Acampados a orillas del Pacífico
– Chiloé
De buena mañana nos dirigimos a
Cucao, a la búsqueda de aquellas leyendas que la noche anterior habían estado
fabuladas por cada uno de los singulares personajes que nos habíamos ido
encontrando por Castro. Según parece, allí a orillas del Pacífico, existían regiones
en donde residían indígenas, los llamados Huilliches, los cuales se resignaban
a seguir siendo conquistados por aquella gente que parecía no conocer más allá
que el significado de aquello que estaba escrito.
Tras pisar esa virgen zona,
estacamos nuestras carpas usurpadoras entre dunas y nalcas que con sus hojas de
papel de estraza nos ayudarían a cubrir del viento y del más que inevitable
frio que nos acecharía por la noche.
Una vez acampados, andamos y andamos
a través de un bosque selvático en donde los rayos de sol sólo aparecerían de
forma tímida por miedo a romper con aquella naturaleza que había forjado su
presente sin entender de pasados y futuros.
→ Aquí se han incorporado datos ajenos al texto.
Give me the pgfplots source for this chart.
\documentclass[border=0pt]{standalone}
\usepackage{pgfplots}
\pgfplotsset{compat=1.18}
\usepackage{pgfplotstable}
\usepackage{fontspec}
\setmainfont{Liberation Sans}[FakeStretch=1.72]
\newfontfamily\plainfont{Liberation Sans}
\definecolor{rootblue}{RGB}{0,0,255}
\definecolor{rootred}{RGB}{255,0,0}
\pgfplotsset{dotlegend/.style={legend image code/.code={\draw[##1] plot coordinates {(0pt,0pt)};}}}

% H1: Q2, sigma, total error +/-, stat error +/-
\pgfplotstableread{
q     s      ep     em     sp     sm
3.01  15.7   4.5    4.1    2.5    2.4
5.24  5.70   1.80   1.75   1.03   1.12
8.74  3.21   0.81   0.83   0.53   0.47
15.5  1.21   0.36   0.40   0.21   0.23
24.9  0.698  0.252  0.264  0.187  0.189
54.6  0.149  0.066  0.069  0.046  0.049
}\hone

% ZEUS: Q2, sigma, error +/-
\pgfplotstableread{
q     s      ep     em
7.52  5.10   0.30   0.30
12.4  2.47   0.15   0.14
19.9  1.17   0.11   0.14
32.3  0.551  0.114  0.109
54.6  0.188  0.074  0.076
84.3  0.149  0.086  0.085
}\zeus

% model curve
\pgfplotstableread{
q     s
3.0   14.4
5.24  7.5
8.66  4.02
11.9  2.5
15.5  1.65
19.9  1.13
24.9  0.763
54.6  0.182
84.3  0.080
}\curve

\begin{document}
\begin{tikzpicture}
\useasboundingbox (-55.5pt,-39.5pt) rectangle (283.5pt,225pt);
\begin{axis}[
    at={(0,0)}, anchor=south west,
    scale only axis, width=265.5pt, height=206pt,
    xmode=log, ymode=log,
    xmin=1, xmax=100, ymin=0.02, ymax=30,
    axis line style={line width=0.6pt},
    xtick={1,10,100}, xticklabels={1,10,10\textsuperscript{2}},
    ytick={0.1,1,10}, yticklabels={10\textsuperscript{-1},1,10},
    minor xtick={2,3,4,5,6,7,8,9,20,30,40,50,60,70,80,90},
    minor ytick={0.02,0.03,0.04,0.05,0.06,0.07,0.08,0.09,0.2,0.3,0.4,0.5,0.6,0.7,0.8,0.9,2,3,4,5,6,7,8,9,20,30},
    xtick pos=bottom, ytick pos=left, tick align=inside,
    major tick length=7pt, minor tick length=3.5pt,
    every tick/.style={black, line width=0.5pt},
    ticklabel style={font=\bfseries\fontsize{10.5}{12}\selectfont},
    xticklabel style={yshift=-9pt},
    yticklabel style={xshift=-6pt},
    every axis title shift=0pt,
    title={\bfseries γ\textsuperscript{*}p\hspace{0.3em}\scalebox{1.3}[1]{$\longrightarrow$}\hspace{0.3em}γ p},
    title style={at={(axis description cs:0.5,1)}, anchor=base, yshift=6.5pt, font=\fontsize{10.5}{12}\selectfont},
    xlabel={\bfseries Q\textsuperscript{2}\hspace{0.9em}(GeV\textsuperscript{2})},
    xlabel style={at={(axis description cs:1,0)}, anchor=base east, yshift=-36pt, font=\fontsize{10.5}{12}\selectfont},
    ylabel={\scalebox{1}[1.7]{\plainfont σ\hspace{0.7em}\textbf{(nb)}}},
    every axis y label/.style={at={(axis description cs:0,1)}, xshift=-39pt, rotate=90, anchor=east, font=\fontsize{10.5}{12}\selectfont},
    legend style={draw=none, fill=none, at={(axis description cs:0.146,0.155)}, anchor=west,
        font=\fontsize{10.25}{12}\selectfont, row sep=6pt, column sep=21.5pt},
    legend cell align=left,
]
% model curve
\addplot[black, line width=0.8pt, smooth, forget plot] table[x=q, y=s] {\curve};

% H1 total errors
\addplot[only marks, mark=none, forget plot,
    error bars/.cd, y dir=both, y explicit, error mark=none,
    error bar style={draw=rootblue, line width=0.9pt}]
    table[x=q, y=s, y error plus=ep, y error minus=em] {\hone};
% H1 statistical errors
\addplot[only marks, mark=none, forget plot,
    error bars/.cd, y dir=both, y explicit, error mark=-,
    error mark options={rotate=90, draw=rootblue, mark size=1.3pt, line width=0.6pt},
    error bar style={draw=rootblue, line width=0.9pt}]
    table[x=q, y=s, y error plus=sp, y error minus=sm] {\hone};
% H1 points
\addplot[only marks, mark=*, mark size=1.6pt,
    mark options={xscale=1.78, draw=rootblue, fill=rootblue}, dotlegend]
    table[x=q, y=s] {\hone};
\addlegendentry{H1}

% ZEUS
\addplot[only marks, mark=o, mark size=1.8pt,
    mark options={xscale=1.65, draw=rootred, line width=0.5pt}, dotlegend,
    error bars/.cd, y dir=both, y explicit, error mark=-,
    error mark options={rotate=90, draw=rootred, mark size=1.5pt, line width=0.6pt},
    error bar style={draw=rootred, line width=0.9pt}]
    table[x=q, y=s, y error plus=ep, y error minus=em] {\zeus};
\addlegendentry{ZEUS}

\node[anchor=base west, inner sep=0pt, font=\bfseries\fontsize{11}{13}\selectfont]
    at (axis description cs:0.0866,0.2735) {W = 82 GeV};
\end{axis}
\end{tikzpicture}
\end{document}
Fue tras ese largo paseo, cuando el
tiempo acabo perdiendo su sentido y cada uno de nosotros corrió a la búsqueda
de aquello que uno no sabe ni si existe; el atardecer parecía anunciar la
soledad necesaria que cada uno de nosotros necesitamos. Un yo alejado, ahora sólo
podía escuchar los gritos de unos solitarios que no esperaban respuestas, eran
los gritos de aquellos solitarios que momentos atrás habíamos compartido ese
paso selvático; ahora ellos al igual que yo nos encontrábamos en la búsqueda de
esa ausencia necesaria para sentir que teníamos sentido por si mismos.
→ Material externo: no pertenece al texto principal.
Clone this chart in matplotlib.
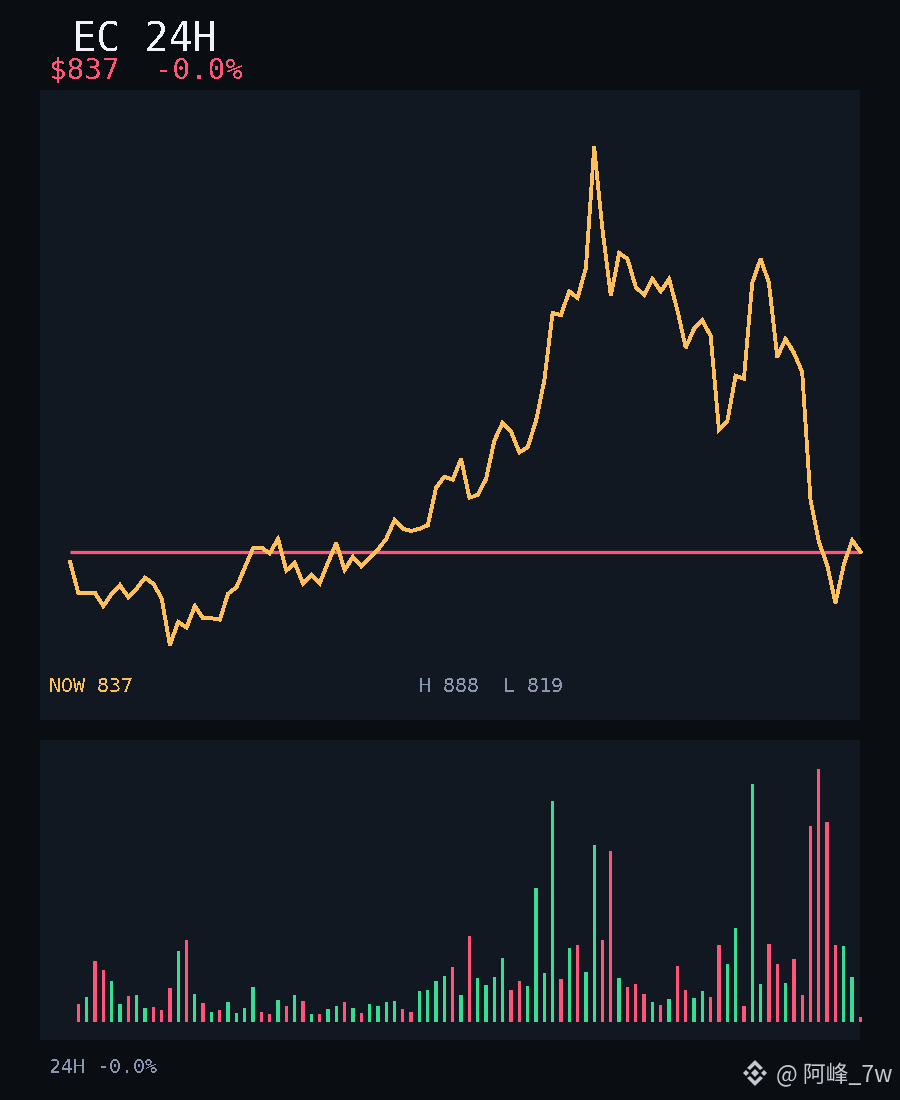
import matplotlib
matplotlib.use('Agg')
import matplotlib.pyplot as plt
from matplotlib.patches import Polygon

WIDTH, HEIGHT = 900, 1100
BG = '#0a0d12'
PANEL = '#111822'
RED = '#ff5577'
GREEN = '#38dc92'
ORANGE = '#ffc05c'
WHITE = '#f0f4f8'
GRAY = '#8a96b0'

price = [830.5, 826.2, 826.2, 826.2, 824.4, 826.1, 827.3, 825.6, 826.8, 828.3,
         827.5, 825.5, 819.0, 822.2, 821.4, 824.4, 822.7, 822.7, 822.5, 826.1,
         827.0, 829.7, 832.4, 832.5, 831.7, 833.7, 829.3, 830.4, 827.5, 828.7,
         827.5, 830.4, 833.1, 829.4, 831.2, 829.9, 831.1, 832.2, 833.7, 836.3,
         835.1, 834.8, 835.1, 835.6, 840.8, 842.3, 841.9, 844.8, 839.4, 839.8,
         842.0, 847.3, 849.8, 848.6, 845.7, 846.4, 850.0, 855.6, 865.0, 864.7,
         868.0, 867.1, 871.2, 888.0, 876.5, 867.4, 873.3, 872.5, 868.6, 867.5,
         869.7, 868.0, 869.7, 865.4, 860.2, 862.8, 864.0, 861.8, 848.8, 850.0,
         856.3, 855.9, 869.2, 872.5, 869.2, 858.9, 861.4, 859.5, 856.8, 839.1,
         833.3, 830.1, 824.8, 830.1, 833.5, 831.9]

volume = [18, 25, 61, 52, 41, 18, 26, 27, 14, 15, 12, 34, 71, 82, 28, 19,
          10, 12, 20, 9, 14, 35, 10, 8, 22, 16, 27, 21, 8, 8, 13, 16,
          20, 14, 9, 18, 16, 20, 21, 13, 10, 31, 32, 41, 46, 55, 27, 86,
          44, 37, 45, 64, 32, 41, 36, 134, 49, 221, 43, 74, 77, 50, 177, 82,
          171, 44, 35, 38, 28, 20, 17, 23, 56, 32, 24, 31, 25, 77, 58, 94,
          16, 238, 38, 78, 58, 39, 63, 27, 196, 253, 200, 77, 76, 45, 5]

# one letter per volume bar, ten to a group: u = green, d = red
volume_side = ('dudduuduud' 'ddudududuu' 'uuddududud' 'uududuuuud' 'duuuududuu'
               'uudduuuudu' 'duuddudddu' 'dudduudduu' 'duuddudddd' 'dduud')


def px_ax(fig, left, top, right, bottom):
    ax = fig.add_axes([left / WIDTH, 1 - bottom / HEIGHT,
                       (right - left) / WIDTH, (bottom - top) / HEIGHT])
    ax.set_facecolor(PANEL)
    ax.set_xticks([])
    ax.set_yticks([])
    for spine in ax.spines.values():
        spine.set_visible(False)
    return ax


def px_text(fig, x, y, s, size, color):
    t = fig.text(x / WIDTH, 1 - y / HEIGHT, s, fontsize=size, color=color,
                 family='DejaVu Sans Mono', ha='left', va='baseline')
    t.set_antialiased(False)
    return t


fig = plt.figure(figsize=(WIDTH / 100, HEIGHT / 100), dpi=100, facecolor=BG)

ax = px_ax(fig, 40, 90, 860, 720)
xs = list(range(len(price)))
ax.plot([xs[0], xs[-1]], [price[-1], price[-1]], color=RED, linewidth=2.35,
        solid_capstyle='butt', clip_on=False, zorder=2)
ax.plot(xs, price, color=ORANGE, linewidth=2.0, antialiased=False,
        solid_joinstyle='miter', clip_on=False, zorder=3)
ax.set_xlim(-3.61, 94.95)
ax.set_ylim(808.6, 895.9)

vol_ax = px_ax(fig, 40, 740, 860, 1040)
vol_x = list(range(1, len(volume) + 1))
vol_colors = [GREEN if s == 'u' else RED for s in volume_side]
vol_ax.bar(vol_x, volume, width=0.4, color=vol_colors, linewidth=0,
           antialiased=False, clip_on=False)
vol_ax.set_xlim(-3.61, 94.95)
vol_ax.set_ylim(-18, 282)

px_text(fig, 72, 52, 'EC 24H', 28.8, WHITE)
px_text(fig, 49, 79, '$837  -0.0%', 21.2, RED)
px_text(fig, 49, 692, 'NOW 837', 14.4, ORANGE)
px_text(fig, 419, 692, 'H 888  L 819', 14.4, GRAY)
px_text(fig, 49, 1073, '24H -0.0%', 14.4, GRAY)

fig.text(776 / WIDTH, 1 - 1082 / HEIGHT, '@ 阿峰_7w', fontsize=16.5, color='#c4c8d0',
         family=['Noto Sans CJK SC', 'DejaVu Sans'], ha='left', va='baseline')

# watermark logo, centred at (755, 1073)
def logo_part(points):
    verts = [((755 + dx) / WIDTH, 1 - (1073 + dy) / HEIGHT) for dx, dy in points]
    fig.add_artist(Polygon(verts, closed=True, transform=fig.transFigure,
                           facecolor='#c4c8d0', edgecolor='none'))


logo_part([(0, -4), (4, 0), (0, 4), (-4, 0)])
logo_part([(-9, -3), (-6, 0), (-9, 3), (-12, 0)])
logo_part([(9, -3), (12, 0), (9, 3), (6, 0)])
logo_part([(0, -13), (8, -5), (5, -3), (0, -8), (-5, -3), (-8, -5)])
logo_part([(0, 13), (8, 5), (5, 3), (0, 8), (-5, 3), (-8, 5)])

fig.savefig('out.png', dpi=100, facecolor=BG)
Al cabo de un rato, sin medir ese
espacio ritualizado y sin previo aviso, volvimos andando cada uno de sus
espacios glorificados para reencontrarnos exactamente allí en donde la
naturaleza muerta nos daba una nueva lección de solidaridad. La naturaleza
muerta revivía con dolor su existencia para podernos dar calor a nuestras vidas
sin importarle el sufrimiento. Esos trozos de leña nos daban calor sin nada a
cambio y con ellos cocinamos una Polenta que mientras compartimos sólo dio
audición a unas carpas serpenteadas por el viento, unos pájaros que no dejaban espacio
al sueño y un océano que seguía rugiendo.
En ese momento aparecía de nuevo
en mi mente Bob Dylan, ahora con su “The man in me” y me iba repitiendo a mi
mismo él -“la la la lala….”-. Mientras pensaba en lo que había pasado ese día;
ese día ese mar había unido cuatro solitarios, ese fuego había transformado
cuatro solitarios y esos cuatro solitarios seguirían con la búsqueda de ese
aire que siempre se escapaba para acabar desapareciendo frente suyo.
Yo ahora me retiraría para poder
seguir soñando en poder alcanzarlo, aunque sabía que el despertar de la
realidad nunca sería un fracaso, ya que el Pacífico nos esperaría al día
siguiente para unirnos de nuevo, mientras correteáramos entre unos solitarias olas
que en algún momento darían paso a un nuevo “atardecer”.